What's the best way to catch a tame rabbit?
Answer: The tame way, unique up on him
How are rabbits like calculators?
Answer: They can multiply real fast
How can you tell which rabbits are the oldest in a group?
Answer: Look for gray hares
What do you call a rabbit who tells jokes?
Answer: A funny bunny!
What is a rabbit's favorite dance?
Answer: The bunny hop
What do you call a rabbit that plays with foxes?
Answer: A dumb bunny
What kind of books do rabbits read?
Answer: The ones with hoppy endings!
What do you call a rabbit that has fleas?
Answer: Bugs Bunny
How do you know carrots are good for your eyes?
Answer: Did you ever see a rabbit with glasses?
Did you hear?
The Energizer bunny has been arrested for Battery
The Rabbit And Snake
A
snake and a rabbit were racing along a pair of intersecting forest
pathways one day, when they collided at the intersection. They
immediately began to argue with one another as to who was at fault for
the mishap.
When the snake remarked that he had been blind since
birth, and thus should be given additional leeway, the rabbit said that
he, too, had been blind since birth. The two animals then forgot about
the collision and began commiserating concerning the problems of being
blind.
The snake said that his greatest regret was the loss of
his identity. He had never been able to see his reflection in the
water, and for that reason did not know exactly what he looked like, or
even what he was. The rabbit declared that he had the same problem.

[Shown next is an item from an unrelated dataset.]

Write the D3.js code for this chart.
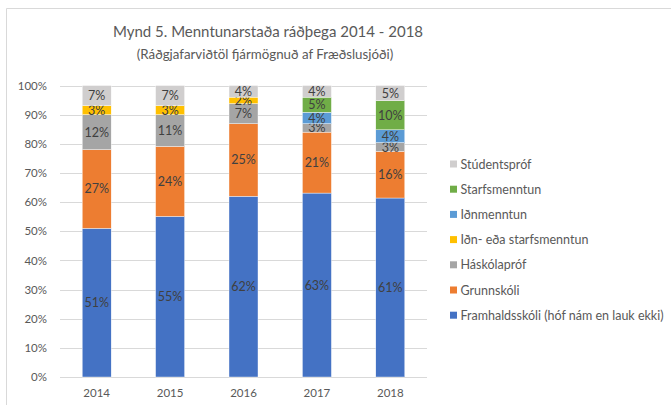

Seeing a way that they could help each other, the rabbit proposed that
one feel the other from head to toe, and then try to describe what the
other animal was.
The snake agreed, and started by winding
himself around the rabbit. After a few moments, he announced, "You've
got very soft, fuzzy fur, long ears, big rear feet, and a little fuzzy
ball for a tail. I think that you must be a bunny rabbit!"
The
rabbit was much relieved to find his identity, and proceeded to return
the favor to the snake. After feeling about the snake's body for a few
minutes, he asserted, "Well, you're scaly, you're slimy, you've got
beady little eyes, you squirm and slither all the time, and you've got
a forked tongue. I think you're a lawyer!"